Law of cosines (Khan Academy)

Sep 04, 2021 reference/videos

These are notes from the Khan Academy video series on Law of Cosines.

Solving for a side with the law of cosines

Given a triangle with sides A, B, and C and angle AB, if you know the length of A and B and angle AB, how can you calculate C?

If the triangle is a right-angle triangle, we can solve a missing side using Pythagoras Theorem:

$C^2 = B^2 + A^2$

For any triangle, we can use the law of cosines:

$C^2 = B^2 + A^2 - 2AB \cdot \cos(\theta)$

This expression makes sense because $\cos(90°) = 0$ . For a right-angle triangle, you can simply ignore the $-2AB \cdot \cos(\theta)$ component.

If the angle is unknown, we can rewrite the expression as follows:

$cos(C) = \frac{a^2 + b^2 - c^2}{2ab}$

$C = acos(\frac{a^2 + b^2 - c^2}{2ab})$

One way to solve the problem using the law of cosines is to convert them into two right triangles.

Law of Cosines

Then we can calculate the side $d$ knowing CAH: Cosine =Adjacent / Hypotenuse.

$\cos(\theta)=\frac{d}{b} \Rightarrow d = b\cos(\theta)$

We know that $e$ is $e = c - b\cos(\theta)$

Can calculate side $m$ since $m$ is opposite, we can use SOH: Sine = Opposite / Hypotenuse.

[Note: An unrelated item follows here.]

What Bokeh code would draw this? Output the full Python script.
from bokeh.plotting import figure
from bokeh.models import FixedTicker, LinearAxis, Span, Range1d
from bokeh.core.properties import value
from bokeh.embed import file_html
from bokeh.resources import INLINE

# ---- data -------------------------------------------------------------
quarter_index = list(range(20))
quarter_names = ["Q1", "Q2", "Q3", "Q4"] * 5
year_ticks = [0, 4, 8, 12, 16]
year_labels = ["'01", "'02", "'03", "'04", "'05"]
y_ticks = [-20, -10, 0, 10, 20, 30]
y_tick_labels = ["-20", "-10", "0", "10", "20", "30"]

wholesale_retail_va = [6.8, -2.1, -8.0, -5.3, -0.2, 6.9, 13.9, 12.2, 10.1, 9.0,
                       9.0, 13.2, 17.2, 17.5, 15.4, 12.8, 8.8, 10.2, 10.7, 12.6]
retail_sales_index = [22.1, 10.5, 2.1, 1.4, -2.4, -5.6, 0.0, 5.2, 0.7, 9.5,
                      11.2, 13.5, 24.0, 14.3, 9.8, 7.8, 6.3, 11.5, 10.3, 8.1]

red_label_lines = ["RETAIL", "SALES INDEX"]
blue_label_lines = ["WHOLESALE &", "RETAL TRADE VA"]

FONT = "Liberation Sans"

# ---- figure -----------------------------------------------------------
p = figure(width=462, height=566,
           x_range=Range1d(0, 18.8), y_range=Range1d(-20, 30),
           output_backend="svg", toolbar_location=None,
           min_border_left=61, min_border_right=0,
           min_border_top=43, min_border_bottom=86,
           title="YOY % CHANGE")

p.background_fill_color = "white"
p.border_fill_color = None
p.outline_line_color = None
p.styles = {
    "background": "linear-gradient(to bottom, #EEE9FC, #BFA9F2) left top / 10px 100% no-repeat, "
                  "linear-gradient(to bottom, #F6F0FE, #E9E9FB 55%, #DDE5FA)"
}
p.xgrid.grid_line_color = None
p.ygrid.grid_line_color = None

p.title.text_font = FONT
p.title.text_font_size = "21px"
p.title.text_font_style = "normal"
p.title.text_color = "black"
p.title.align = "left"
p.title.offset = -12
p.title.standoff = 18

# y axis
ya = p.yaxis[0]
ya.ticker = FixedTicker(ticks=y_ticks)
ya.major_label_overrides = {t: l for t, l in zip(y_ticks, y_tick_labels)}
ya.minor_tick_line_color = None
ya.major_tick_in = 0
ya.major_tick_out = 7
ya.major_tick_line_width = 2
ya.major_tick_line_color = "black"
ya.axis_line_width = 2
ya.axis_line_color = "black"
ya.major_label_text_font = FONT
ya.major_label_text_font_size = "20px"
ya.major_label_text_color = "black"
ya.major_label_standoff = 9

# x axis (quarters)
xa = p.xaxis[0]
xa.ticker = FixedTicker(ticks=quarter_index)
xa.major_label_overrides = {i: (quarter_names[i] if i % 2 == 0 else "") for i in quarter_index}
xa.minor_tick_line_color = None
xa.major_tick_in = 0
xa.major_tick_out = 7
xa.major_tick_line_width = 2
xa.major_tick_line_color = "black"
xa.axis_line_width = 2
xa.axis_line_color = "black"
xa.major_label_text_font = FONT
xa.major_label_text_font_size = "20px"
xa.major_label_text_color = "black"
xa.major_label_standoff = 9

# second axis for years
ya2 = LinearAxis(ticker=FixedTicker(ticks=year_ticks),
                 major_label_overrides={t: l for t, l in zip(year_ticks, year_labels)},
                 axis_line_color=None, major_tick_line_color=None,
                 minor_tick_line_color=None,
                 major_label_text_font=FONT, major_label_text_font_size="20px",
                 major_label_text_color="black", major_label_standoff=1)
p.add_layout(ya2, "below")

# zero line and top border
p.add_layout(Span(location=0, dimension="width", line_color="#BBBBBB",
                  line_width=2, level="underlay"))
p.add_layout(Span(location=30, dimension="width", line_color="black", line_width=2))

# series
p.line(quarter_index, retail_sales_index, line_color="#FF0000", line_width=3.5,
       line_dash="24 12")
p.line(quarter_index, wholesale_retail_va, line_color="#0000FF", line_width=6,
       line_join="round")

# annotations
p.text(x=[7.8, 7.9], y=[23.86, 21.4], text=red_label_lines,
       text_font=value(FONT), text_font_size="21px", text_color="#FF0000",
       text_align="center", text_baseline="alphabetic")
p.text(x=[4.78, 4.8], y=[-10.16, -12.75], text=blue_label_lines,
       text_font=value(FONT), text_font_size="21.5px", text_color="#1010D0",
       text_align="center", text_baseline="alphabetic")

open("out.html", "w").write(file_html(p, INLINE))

$\frac{m}{b}=\sin\theta \Rightarrow m=b \sin(\theta)$

Now we can use Pythagorean formula:

$a^2 = m^2 + e^2$ $a^2 = (b\sin(\theta))^2 + (c-b\cos(\theta))^2$

We can then multiply it out:

$b^2sin^2 \theta + c^2 - 2cb \cos\theta + b^2\cos^2 \theta$

We can then rearrange the expression:

$b^2 sin^2 \theta + b^2 \cos^2 \theta + c^2 - 2bc \cos \theta$

Which can be rewritten as:

$b^2(\sin^2\theta + \cos^2 \theta) + c^2 -2bc \cos \theta$

Since the first part of the expression is the product of $b^2$ and the Pythagorean identity, we can reduce it to $b^2$

$a^2 = b^2 + c^2 -2bc \cos \theta$

And that's the formula for the law of cosines!